§ **SHORT PROBLEM**: Quote only the span from the first line of the entries to the line containing "4080.993, 4080.991, 4080.9885];", both ends kept. Leave every picture out.

§ **DATA SUPPLIED**:
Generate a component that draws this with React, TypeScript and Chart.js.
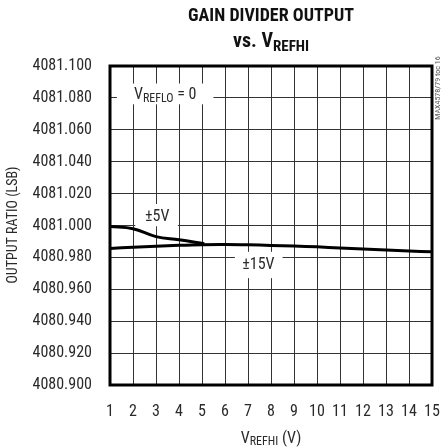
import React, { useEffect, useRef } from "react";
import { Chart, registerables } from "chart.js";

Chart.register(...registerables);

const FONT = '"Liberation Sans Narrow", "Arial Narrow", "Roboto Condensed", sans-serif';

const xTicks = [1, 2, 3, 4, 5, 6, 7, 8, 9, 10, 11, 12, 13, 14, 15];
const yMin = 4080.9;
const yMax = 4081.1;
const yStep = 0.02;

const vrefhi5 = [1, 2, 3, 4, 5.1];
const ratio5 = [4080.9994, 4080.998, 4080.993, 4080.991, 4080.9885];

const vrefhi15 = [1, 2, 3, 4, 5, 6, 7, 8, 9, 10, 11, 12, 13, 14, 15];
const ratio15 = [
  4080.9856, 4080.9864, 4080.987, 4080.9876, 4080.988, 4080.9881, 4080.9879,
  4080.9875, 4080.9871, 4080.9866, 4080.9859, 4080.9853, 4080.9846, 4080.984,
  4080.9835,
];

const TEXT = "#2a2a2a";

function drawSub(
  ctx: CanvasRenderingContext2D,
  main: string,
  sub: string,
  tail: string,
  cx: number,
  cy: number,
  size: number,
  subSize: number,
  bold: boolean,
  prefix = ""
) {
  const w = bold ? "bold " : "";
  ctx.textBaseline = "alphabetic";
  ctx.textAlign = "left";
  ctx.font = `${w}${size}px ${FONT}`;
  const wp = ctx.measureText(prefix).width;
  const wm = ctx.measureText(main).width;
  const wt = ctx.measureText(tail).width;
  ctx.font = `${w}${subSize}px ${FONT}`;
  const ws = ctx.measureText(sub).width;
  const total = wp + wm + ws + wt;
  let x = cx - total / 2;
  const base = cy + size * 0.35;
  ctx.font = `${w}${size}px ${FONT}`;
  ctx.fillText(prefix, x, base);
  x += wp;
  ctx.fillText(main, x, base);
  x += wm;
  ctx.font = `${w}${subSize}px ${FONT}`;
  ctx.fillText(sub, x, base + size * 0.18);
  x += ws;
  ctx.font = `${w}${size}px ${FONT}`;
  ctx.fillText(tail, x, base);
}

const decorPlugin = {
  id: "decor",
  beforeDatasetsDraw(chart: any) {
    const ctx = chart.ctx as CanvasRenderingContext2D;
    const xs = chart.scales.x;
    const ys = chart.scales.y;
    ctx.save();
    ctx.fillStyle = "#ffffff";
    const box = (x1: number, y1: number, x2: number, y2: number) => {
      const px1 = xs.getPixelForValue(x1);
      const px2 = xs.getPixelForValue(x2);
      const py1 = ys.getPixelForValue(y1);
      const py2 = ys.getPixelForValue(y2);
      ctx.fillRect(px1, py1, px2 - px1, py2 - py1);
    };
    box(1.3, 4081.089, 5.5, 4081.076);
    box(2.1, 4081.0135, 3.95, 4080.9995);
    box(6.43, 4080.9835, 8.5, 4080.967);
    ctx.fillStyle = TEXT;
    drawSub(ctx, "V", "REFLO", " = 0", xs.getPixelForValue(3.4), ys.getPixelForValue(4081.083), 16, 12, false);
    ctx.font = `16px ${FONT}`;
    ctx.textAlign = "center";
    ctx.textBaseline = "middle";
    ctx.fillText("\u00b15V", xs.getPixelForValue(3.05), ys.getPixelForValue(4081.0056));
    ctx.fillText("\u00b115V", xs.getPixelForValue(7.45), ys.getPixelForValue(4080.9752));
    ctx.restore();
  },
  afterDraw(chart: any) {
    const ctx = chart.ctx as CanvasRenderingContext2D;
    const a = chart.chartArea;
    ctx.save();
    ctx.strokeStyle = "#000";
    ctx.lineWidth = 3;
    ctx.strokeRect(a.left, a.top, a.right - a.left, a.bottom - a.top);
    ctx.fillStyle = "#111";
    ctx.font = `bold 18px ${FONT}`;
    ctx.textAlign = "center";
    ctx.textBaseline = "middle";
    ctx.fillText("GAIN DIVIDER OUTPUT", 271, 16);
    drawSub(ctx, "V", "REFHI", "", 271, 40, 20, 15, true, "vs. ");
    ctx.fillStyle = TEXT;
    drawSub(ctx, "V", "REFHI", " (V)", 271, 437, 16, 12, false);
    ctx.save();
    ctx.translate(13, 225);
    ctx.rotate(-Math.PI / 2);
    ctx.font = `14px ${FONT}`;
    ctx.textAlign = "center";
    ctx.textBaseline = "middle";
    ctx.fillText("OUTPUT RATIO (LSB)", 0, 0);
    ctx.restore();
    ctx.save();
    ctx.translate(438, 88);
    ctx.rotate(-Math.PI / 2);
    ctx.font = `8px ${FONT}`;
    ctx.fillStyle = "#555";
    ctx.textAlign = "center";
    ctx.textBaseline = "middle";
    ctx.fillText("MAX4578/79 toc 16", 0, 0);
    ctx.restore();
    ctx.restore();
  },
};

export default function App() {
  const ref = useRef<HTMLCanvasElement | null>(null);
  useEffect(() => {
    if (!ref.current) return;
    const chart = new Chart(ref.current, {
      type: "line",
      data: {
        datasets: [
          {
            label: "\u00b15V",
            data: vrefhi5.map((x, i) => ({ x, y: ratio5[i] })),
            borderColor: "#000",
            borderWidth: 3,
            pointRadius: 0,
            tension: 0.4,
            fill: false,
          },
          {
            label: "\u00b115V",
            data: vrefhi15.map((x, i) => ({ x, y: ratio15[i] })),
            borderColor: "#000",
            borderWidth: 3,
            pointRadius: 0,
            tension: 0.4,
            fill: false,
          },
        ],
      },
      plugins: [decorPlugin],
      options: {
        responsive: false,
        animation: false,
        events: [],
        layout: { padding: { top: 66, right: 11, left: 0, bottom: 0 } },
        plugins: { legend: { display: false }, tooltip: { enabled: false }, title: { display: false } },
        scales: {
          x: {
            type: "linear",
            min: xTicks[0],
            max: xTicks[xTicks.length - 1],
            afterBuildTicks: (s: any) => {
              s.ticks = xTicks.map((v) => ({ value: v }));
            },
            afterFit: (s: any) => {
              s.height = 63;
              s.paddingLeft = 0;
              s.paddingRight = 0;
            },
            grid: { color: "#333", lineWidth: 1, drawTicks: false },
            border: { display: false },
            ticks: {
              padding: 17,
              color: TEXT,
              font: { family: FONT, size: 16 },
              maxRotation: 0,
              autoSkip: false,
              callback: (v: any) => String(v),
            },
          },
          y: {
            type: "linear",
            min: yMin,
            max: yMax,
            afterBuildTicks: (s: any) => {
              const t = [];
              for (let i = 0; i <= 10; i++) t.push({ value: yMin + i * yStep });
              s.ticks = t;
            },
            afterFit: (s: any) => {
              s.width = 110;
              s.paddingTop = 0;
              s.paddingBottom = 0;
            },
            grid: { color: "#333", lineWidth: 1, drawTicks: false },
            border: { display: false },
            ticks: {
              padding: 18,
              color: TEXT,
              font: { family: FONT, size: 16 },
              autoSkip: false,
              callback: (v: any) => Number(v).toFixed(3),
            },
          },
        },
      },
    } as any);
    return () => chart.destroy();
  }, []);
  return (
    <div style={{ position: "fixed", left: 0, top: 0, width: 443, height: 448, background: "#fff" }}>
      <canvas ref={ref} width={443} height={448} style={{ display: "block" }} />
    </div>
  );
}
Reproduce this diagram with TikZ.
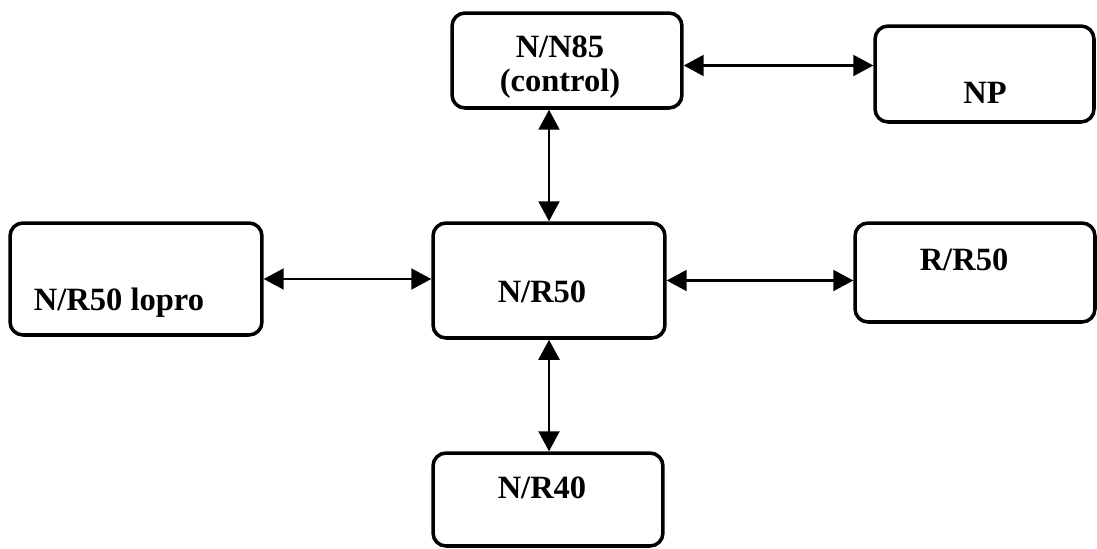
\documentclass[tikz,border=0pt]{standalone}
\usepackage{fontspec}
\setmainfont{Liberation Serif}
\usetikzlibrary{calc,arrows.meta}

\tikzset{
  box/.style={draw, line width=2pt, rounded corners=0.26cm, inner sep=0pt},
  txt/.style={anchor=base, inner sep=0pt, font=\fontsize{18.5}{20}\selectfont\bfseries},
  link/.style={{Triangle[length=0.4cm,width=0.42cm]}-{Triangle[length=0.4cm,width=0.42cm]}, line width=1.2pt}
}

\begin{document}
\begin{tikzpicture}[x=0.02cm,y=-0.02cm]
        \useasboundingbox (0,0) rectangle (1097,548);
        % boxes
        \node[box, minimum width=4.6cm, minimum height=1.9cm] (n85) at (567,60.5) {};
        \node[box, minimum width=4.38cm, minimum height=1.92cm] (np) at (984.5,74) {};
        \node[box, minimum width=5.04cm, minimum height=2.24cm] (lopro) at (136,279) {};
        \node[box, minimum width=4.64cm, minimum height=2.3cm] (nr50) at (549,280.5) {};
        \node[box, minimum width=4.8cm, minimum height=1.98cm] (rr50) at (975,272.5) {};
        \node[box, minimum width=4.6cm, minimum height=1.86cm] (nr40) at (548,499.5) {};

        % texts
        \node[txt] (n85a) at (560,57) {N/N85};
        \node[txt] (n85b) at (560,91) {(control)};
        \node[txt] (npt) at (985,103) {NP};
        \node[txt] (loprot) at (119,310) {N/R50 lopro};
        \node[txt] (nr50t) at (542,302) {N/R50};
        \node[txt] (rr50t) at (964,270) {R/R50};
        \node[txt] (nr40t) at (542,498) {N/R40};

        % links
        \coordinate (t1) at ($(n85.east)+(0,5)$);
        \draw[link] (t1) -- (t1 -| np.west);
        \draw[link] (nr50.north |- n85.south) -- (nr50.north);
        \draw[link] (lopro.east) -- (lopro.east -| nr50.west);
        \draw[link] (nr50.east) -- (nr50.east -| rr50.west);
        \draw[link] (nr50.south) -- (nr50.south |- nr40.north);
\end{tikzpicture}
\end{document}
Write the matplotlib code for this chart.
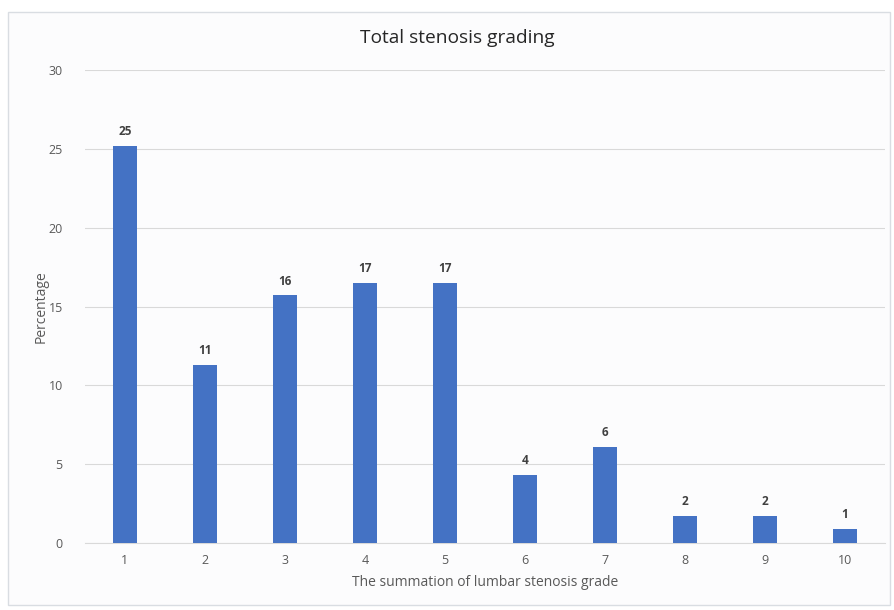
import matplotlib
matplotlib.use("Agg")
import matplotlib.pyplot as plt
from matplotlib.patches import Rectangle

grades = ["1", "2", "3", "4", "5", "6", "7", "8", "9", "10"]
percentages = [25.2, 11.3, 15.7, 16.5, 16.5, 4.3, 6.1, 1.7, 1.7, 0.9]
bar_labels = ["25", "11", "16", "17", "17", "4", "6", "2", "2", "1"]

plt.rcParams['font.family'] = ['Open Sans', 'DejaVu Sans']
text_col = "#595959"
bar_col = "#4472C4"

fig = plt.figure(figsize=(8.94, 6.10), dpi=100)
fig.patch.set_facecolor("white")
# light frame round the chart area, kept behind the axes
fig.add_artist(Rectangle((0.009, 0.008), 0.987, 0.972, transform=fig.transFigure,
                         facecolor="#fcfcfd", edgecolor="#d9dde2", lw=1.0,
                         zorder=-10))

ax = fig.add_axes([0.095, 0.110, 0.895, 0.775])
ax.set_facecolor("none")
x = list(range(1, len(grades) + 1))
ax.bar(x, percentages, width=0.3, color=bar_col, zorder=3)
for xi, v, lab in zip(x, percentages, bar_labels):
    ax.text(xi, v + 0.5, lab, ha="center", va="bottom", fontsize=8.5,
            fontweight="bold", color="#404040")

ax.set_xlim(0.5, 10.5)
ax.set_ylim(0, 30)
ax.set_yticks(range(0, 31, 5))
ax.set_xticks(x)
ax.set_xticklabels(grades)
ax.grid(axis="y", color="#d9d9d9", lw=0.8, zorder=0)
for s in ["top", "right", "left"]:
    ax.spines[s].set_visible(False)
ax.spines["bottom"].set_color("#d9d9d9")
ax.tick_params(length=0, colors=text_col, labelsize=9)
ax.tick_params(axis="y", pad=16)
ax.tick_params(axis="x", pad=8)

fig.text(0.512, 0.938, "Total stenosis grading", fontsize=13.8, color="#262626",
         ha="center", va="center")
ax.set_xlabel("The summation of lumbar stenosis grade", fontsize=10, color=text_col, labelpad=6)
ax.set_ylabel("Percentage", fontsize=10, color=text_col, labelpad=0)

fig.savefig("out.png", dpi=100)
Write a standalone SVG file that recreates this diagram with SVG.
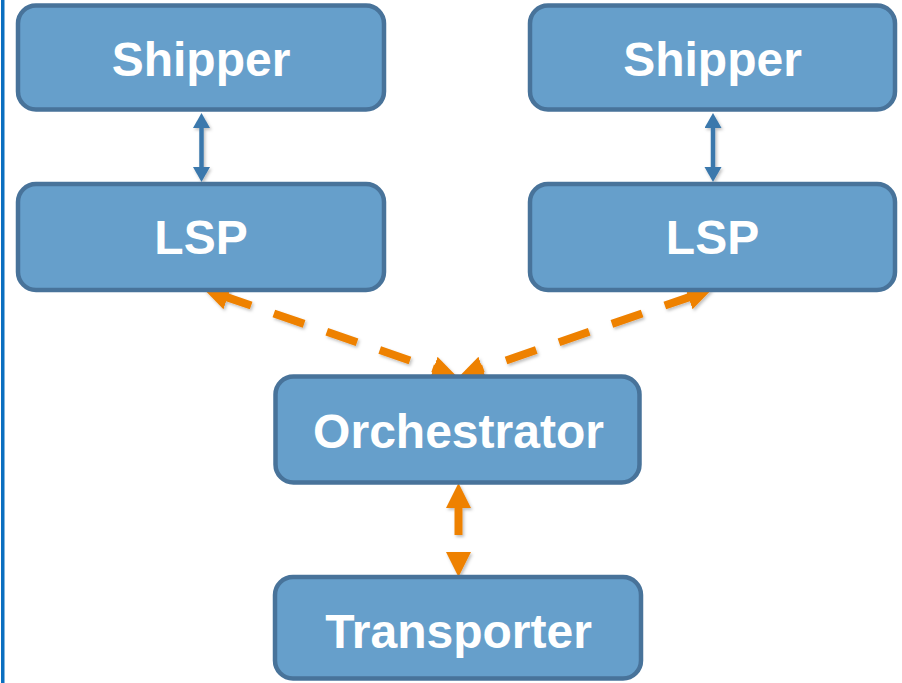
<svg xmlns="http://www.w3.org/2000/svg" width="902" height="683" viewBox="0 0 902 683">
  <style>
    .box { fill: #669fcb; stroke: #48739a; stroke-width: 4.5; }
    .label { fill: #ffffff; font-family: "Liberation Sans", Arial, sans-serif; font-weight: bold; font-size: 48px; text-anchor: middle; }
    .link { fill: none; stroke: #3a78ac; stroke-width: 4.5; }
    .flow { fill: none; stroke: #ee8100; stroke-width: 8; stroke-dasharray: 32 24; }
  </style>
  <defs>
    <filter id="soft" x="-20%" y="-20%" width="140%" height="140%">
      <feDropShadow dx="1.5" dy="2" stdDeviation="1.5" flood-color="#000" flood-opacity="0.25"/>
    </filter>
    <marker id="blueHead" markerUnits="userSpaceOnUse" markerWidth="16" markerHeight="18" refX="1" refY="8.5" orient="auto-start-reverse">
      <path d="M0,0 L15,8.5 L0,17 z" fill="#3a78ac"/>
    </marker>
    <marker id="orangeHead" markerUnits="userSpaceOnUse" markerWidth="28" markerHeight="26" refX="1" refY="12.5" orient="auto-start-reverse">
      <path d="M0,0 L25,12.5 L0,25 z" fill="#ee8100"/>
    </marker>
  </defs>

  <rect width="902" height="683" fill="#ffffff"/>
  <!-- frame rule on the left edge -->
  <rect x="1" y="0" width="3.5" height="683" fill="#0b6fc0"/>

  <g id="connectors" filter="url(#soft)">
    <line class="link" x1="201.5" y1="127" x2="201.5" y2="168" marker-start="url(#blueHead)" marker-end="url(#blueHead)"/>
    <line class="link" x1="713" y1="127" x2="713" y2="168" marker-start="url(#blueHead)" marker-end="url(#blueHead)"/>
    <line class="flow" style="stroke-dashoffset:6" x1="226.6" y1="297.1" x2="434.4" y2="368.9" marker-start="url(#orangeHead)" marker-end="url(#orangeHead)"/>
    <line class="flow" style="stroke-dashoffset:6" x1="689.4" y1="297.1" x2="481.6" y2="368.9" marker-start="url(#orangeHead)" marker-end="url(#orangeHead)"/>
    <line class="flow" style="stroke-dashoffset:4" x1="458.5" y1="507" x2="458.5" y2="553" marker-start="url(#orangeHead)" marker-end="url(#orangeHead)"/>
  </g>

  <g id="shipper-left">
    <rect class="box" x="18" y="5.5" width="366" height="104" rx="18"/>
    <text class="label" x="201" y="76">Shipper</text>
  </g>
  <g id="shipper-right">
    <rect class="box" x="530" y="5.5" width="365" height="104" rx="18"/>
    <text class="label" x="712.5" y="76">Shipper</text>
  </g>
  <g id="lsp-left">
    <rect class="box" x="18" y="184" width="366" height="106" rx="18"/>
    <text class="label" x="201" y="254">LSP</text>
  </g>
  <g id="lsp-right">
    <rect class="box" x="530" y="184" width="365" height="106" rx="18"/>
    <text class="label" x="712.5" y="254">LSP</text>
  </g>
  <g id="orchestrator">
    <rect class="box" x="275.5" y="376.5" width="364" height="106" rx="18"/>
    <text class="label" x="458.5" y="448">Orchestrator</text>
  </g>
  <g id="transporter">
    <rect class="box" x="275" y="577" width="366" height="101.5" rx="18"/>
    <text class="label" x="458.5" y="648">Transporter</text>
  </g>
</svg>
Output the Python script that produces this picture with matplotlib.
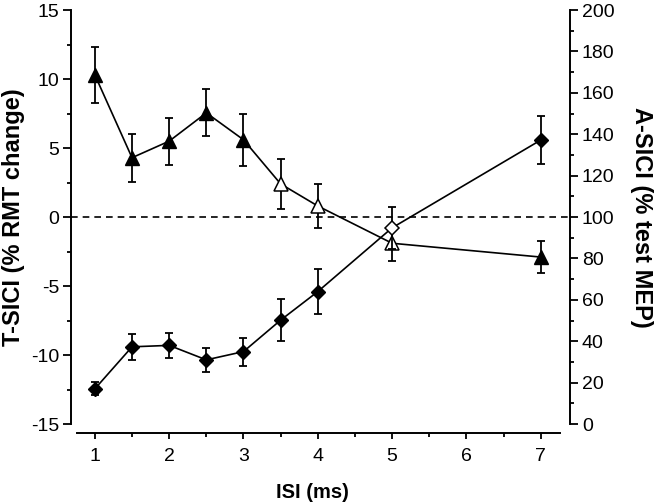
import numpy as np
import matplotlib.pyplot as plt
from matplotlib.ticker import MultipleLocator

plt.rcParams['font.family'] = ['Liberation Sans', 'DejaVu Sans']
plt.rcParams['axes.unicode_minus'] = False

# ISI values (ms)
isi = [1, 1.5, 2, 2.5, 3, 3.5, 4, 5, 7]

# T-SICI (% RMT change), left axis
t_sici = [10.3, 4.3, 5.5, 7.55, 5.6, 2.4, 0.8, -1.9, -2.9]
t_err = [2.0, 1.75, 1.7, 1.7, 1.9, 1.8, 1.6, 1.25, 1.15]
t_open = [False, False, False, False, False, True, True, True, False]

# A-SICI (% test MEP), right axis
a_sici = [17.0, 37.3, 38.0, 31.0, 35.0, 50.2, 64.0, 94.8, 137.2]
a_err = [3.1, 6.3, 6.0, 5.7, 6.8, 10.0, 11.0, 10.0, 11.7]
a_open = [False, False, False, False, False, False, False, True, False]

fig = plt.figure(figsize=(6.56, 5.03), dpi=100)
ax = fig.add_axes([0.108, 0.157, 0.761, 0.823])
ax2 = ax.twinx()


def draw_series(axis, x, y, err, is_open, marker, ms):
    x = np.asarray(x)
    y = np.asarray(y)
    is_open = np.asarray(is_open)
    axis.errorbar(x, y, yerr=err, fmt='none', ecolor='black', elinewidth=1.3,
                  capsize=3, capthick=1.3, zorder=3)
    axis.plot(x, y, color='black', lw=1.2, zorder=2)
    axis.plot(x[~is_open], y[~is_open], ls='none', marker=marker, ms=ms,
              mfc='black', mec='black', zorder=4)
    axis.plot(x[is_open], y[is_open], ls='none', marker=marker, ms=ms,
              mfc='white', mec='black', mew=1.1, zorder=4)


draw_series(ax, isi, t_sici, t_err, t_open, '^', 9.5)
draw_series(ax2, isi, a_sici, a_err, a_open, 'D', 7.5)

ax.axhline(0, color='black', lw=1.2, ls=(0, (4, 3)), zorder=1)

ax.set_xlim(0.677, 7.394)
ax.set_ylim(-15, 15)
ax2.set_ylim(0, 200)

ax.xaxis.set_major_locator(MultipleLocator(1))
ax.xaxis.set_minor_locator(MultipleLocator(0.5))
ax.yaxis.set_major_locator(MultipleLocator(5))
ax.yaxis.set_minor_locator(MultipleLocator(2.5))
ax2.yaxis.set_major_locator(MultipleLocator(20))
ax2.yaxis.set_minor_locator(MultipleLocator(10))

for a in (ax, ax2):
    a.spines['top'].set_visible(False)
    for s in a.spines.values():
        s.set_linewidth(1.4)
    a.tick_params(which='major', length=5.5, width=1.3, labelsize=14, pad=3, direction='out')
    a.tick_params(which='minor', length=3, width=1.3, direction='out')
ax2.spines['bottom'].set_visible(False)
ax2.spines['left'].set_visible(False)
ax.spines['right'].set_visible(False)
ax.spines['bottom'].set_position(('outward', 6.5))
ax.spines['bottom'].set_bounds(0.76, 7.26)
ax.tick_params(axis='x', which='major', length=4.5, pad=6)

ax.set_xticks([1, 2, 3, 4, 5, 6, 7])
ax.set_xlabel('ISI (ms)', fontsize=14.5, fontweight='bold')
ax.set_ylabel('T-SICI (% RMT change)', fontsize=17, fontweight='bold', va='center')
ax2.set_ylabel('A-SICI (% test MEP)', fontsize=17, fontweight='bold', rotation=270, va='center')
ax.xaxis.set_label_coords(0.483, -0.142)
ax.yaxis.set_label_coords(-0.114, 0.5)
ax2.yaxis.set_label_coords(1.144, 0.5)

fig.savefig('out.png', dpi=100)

§ **ANSWER TO THIS TASK**:
Generate a component that draws this with React, TypeScript and Chart.js.
import React, { useEffect, useRef } from "react";
import { Chart, registerables } from "chart.js";

Chart.register(...registerables);

const FONT = '"Liberation Sans Narrow", "Arial Narrow", "Roboto Condensed", sans-serif';

const xTicks = [1, 2, 3, 4, 5, 6, 7, 8, 9, 10, 11, 12, 13, 14, 15];
const yMin = 4080.9;
const yMax = 4081.1;
const yStep = 0.02;

const vrefhi5 = [1, 2, 3, 4, 5.1];
const ratio5 = [4080.9994, 4080.998, 4080.993, 4080.991, 4080.9885];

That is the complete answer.